NVDEC fails on file: requires (29 + threads) surfaces; thus fails on >3 threads

Please, Nvidia and its devs, help us fix the bug in ffmpeg, since 4 core CPU already gives by default 5 threads and fails. We have a file that requires at least 30 surfaces for 1 thread. But for 5 threads it is 34 surfaces and it fails. There are other files that fail with 10 threads and this on newer CPUs will cause big problems.

The proposed patch is [FFmpeg-devel] libavcodec/nvdec: Do not exceed 32 surfaces when initializing hw_frames_ctx - Patchwork

but that has some problems:

So far, the 32 surface limit has only ever been enforced as a soft
limit, and a warning printed when exceeded. Since it being a limit is
not strictly documented and it might be risen in the future.

Old cuviddec (ffmpeg.exe -c:v h264_cuvid -i example.mp4 -f null -) is not affected.


sample only https://trac.ffmpeg.org/raw-attachment/ticket/8948/example.mp4


ffmpeg.exe -hwaccel cuda -i example.mp4" -f null -

leads to

[h264 @ 000001c962e62040] decoder->cvdl->cuvidCreateDecoder(&decoder->decoder, params) failed → CUDA_ERROR_INVALID_VALU
E: invalid argument
[h264 @ 000001c962e62040] Using more than 32 (34) decode surfaces might cause nvdec to fail.
[h264 @ 000001c962e62040] Try lowering the amount of threads. Using 5 right now.
[h264 @ 000001c962e62040] Failed setup for format cuda: hwaccel initialisation returned error.

Hi @val.zapod.vz,

Thank you for bringing this up.

Can you clarify whether this is a limitation in how ffmpeg implements CUDA usage or do you think it is a problem with CUDA or our Video SDK?
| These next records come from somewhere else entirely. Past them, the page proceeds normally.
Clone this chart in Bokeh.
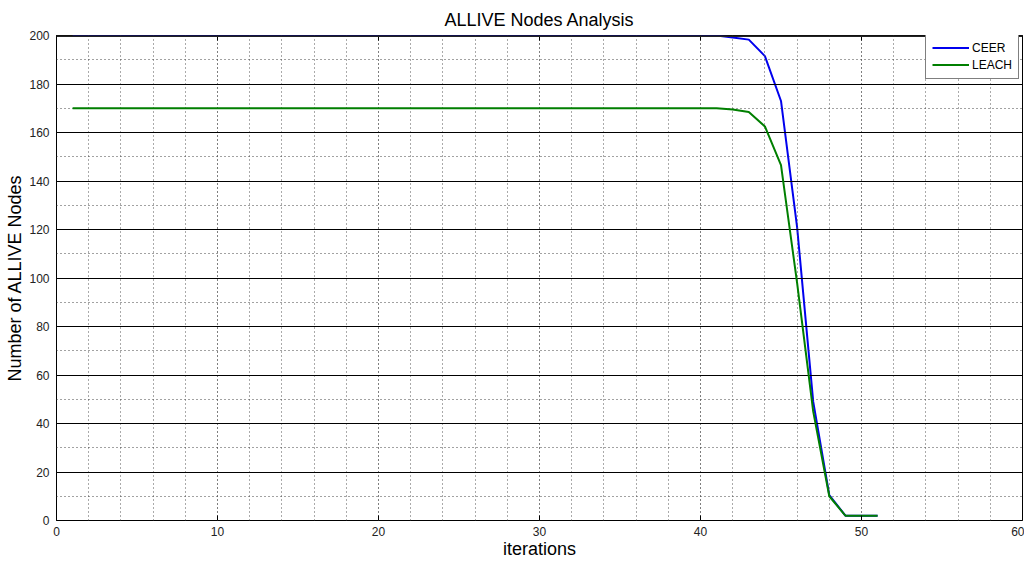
from bokeh.plotting import figure
from bokeh.models import (Range1d, SingleIntervalTicker, LinearAxis, Legend,
                          LegendItem, Grid, Span, CustomJSTickFormatter)
from bokeh.embed import file_html
from bokeh.resources import INLINE

# Alive nodes per iteration for the two protocols
iterations = list(range(1, 52))
ceer = [200, 200, 200, 200, 200, 200, 200, 200, 200, 200,
        200, 200, 200, 200, 200, 200, 200, 200, 200, 200,
        200, 200, 200, 200, 200, 200, 200, 200, 200, 200,
        200, 200, 200, 200, 200, 200, 200, 200, 200, 200,
        200, 199.2, 198.3, 191.5, 173, 121, 49, 10.5, 2, 2, 2]
leach = [170, 170, 170, 170, 170, 170, 170, 170, 170, 170,
         170, 170, 170, 170, 170, 170, 170, 170, 170, 170,
         170, 170, 170, 170, 170, 170, 170, 170, 170, 170,
         170, 170, 170, 170, 170, 170, 170, 170, 170, 170,
         170, 169.5, 168.5, 162.5, 146.5, 98, 45, 10, 2, 2, 2]

FONT = "Liberation Sans"

p = figure(width=1024, height=561, output_backend="svg", toolbar_location=None,
           x_range=Range1d(0, 60), y_range=Range1d(0, 200),
           x_axis_type=None, y_axis_type=None,
           min_border_left=56, min_border_right=2,
           min_border_top=35, min_border_bottom=41)
p.background_fill_color = "white"
p.border_fill_color = "white"
p.outline_line_color = "black"
p.outline_line_width = 1

p.title.text = "ALLIVE Nodes Analysis"
p.title.align = "center"
p.title.text_font = FONT
p.title.text_font_size = "18px"
p.title.text_font_style = "normal"
p.title.text_color = "black"
p.title.standoff = 4


def style_axis(ax, labels=True):
    ax.major_tick_in = 5
    ax.major_tick_out = 0
    ax.minor_tick_line_color = None
    ax.axis_line_color = None
    ax.major_tick_line_color = "black"
    ax.major_label_text_font = FONT
    ax.major_label_text_font_size = "12px"
    ax.major_label_text_color = "#222222"
    ax.axis_label_text_font = FONT
    ax.axis_label_text_font_size = "18px"
    ax.axis_label_text_font_style = "normal"
    ax.axis_label_text_color = "black"
    if not labels:
        # tick marks only, on the top side of the box
        ax.formatter = CustomJSTickFormatter(code="return ''")
        ax.major_label_standoff = 0
        ax.axis_label_standoff = 0


xticker = SingleIntervalTicker(interval=10, num_minor_ticks=5)
yticker = SingleIntervalTicker(interval=20, num_minor_ticks=2)

xaxis = LinearAxis(ticker=xticker, axis_label="iterations")
style_axis(xaxis)
xaxis.major_label_standoff = 2
xaxis.axis_label_standoff = 0
p.add_layout(xaxis, "below")

yaxis = LinearAxis(ticker=yticker, axis_label="Number of ALLIVE Nodes")
style_axis(yaxis)
yaxis.major_label_standoff = 3
yaxis.axis_label_standoff = 1
p.add_layout(yaxis, "left")

top_axis = LinearAxis(ticker=xticker)
style_axis(top_axis, labels=False)
p.add_layout(top_axis, "above")

# Vertical grid: dotted every 2 iterations
xgrid = Grid(dimension=0, ticker=xticker,
             grid_line_color="#555555", grid_line_dash="1 3",
             minor_grid_line_color="#555555", minor_grid_line_dash="1 3")
# Horizontal grid: solid every 20, dotted in between
ygrid = Grid(dimension=1, ticker=yticker,
             grid_line_color="black", grid_line_width=1,
             minor_grid_line_color="#444444", minor_grid_line_dash="1 3")
p.add_layout(xgrid)
p.add_layout(ygrid)

r_ceer = p.line(iterations, ceer, line_color="#0000ee", line_width=2,
                level="underlay")
r_leach = p.line(iterations, leach, line_color="#007f00", line_width=2)

# Top edge of the axes box drawn over the data lines
p.add_layout(Span(location=200, dimension="width", line_color="#222222",
                  line_width=3, level="overlay"))

legend = Legend(items=[LegendItem(label="CEER", renderers=[r_ceer]),
                       LegendItem(label="LEACH", renderers=[r_leach])],
                location=(869, 441))
legend.label_text_font = FONT
legend.label_text_font_size = "12px"
legend.label_text_color = "black"
legend.glyph_width = 37
legend.glyph_height = 15
legend.label_height = 15
legend.label_standoff = 3
legend.spacing = 2
legend.padding = 6
legend.margin = 0
legend.border_line_color = "black"
legend.border_line_width = 1
legend.background_fill_color = "white"
legend.background_fill_alpha = 1
p.add_layout(legend, "center")

open("out.html", "w").write(file_html(p, INLINE))
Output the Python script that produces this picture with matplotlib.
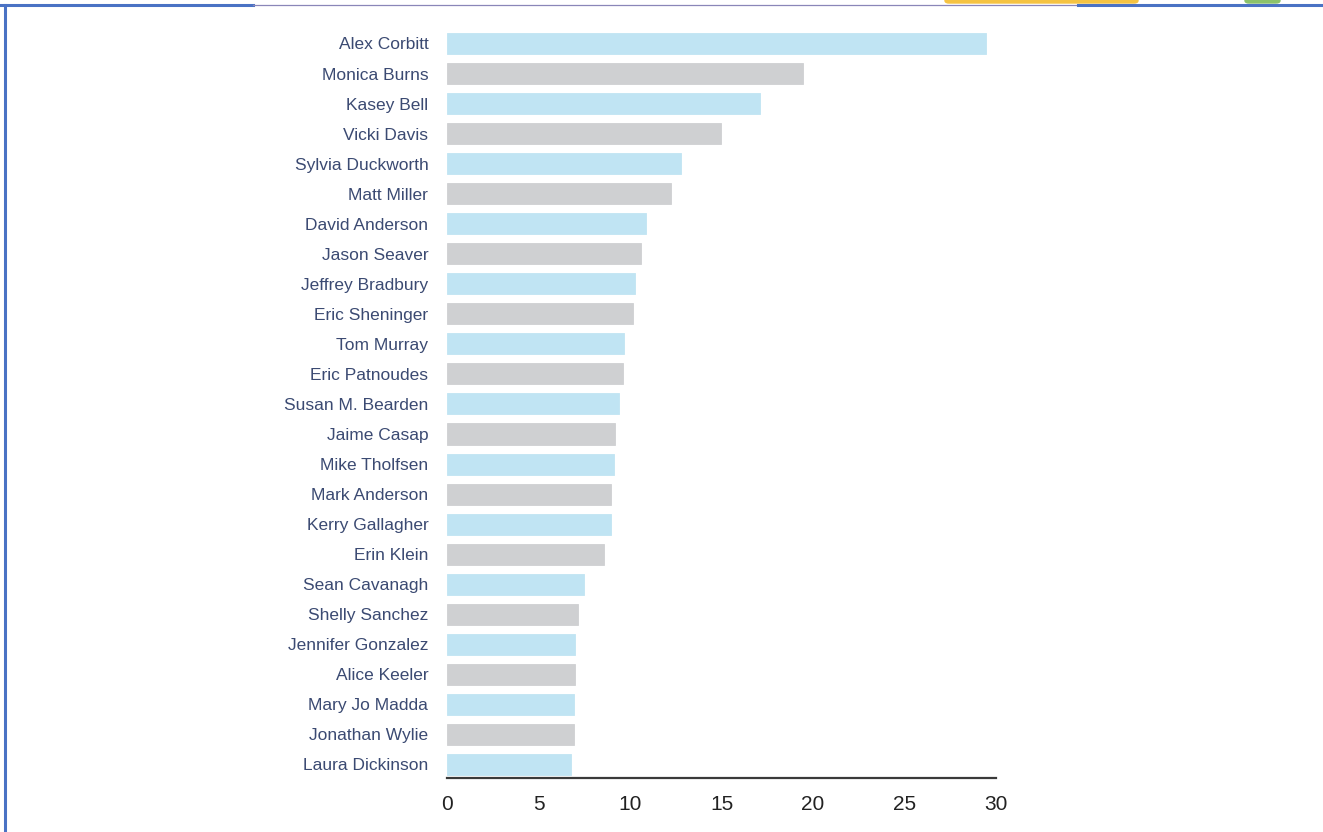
import matplotlib.pyplot as plt
from matplotlib.lines import Line2D
from matplotlib.patches import FancyBboxPatch

names = ['Alex Corbitt', 'Monica Burns', 'Kasey Bell', 'Vicki Davis',
         'Sylvia Duckworth', 'Matt Miller', 'David Anderson', 'Jason Seaver',
         'Jeffrey Bradbury', 'Eric Sheninger', 'Tom Murray', 'Eric Patnoudes',
         'Susan M. Bearden', 'Jaime Casap', 'Mike Tholfsen', 'Mark Anderson',
         'Kerry Gallagher', 'Erin Klein', 'Sean Cavanagh', 'Shelly Sanchez',
         'Jennifer Gonzalez', 'Alice Keeler', 'Mary Jo Madda', 'Jonathan Wylie',
         'Laura Dickinson']
scores = [29.45, 19.45, 17.1, 14.95, 12.77, 12.22, 10.89, 10.58, 10.26, 10.18,
          9.67, 9.6, 9.38, 9.18, 9.14, 8.96, 8.98, 8.56, 7.49, 7.17,
          6.99, 7.0, 6.96, 6.96, 6.78]
xticks = [0, 5, 10, 15, 20, 25, 30]

blue = '#c0e4f3'
grey = '#cfd0d2'
colors = [blue if i % 2 == 0 else grey for i in range(len(names))]

plt.rcParams['font.family'] = ['Liberation Sans', 'DejaVu Sans']

fig = plt.figure(figsize=(13.23, 8.32), dpi=100)
ax = fig.add_axes([0.3379, 0.0649, 0.4150, 0.9002])

ypos = list(range(len(names)))
ax.barh(ypos, scores, height=0.7, color=colors, edgecolor=colors, linewidth=0.6)
ax.set_ylim(24.45, -0.48)
ax.set_xlim(0, 30)

ax.set_yticks(ypos)
ax.set_yticklabels(names, fontsize=12.5, color='#3b4a72')
ax.set_xticks(xticks)
ax.set_xticklabels([str(t) for t in xticks], fontsize=15, color='#222222')
ax.tick_params(axis='y', length=0, pad=13.5)
ax.tick_params(axis='x', length=0, pad=12)

for s in ['top', 'right', 'left']:
    ax.spines[s].set_visible(False)
ax.spines['bottom'].set_color('#3a3a3a')
ax.spines['bottom'].set_linewidth(1.6)

# screenshot frame around the chart
fig.add_artist(Line2D([5 / 1323, 5 / 1323], [0, 1 - 5 / 832],
                      transform=fig.transFigure, color='#4a72c4', lw=2.2))
fig.add_artist(Line2D([0, 253 / 1323], [1 - 5 / 832, 1 - 5 / 832],
                      transform=fig.transFigure, color='#4a72c4', lw=2.2))
fig.add_artist(Line2D([253 / 1323, 1078 / 1323], [1 - 5 / 832, 1 - 5 / 832],
                      transform=fig.transFigure, color='#8a86b8', lw=0.9))
fig.add_artist(Line2D([1078 / 1323, 1], [1 - 5 / 832, 1 - 5 / 832],
                      transform=fig.transFigure, color='#4a72c4', lw=2.2))
fig.add_artist(FancyBboxPatch((945 / 1323, 1 - 3 / 832), 193 / 1323, 6 / 832,
                              boxstyle='round,pad=0,rounding_size=0.003',
                              transform=fig.transFigure, color='#f5c342'))
fig.add_artist(FancyBboxPatch((1245 / 1323, 1 - 3 / 832), 35 / 1323, 6 / 832,
                              boxstyle='round,pad=0,rounding_size=0.003',
                              transform=fig.transFigure, color='#8cc26a'))

fig.savefig('out.png', dpi=100)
Timo Rothenpieler is Nvidia developer, and even he does not know. He says it is soft limit and “might be risen in the future” and in fact if you read the patchwork it says that

CUVID based wrappers expose it as an option (via -surfaces) as
does the NVENC encoder wrapper implementation.

The fact is reselecting threads in runtime is needed.

THE FACT is 32 thread CPUs can fail for a lot of simple files, that is horrible.

This file has 120fps 4k AVC and it works perfect in NVDEC chip, yet on threads 10 it will fail. That means any new CPU will be useless.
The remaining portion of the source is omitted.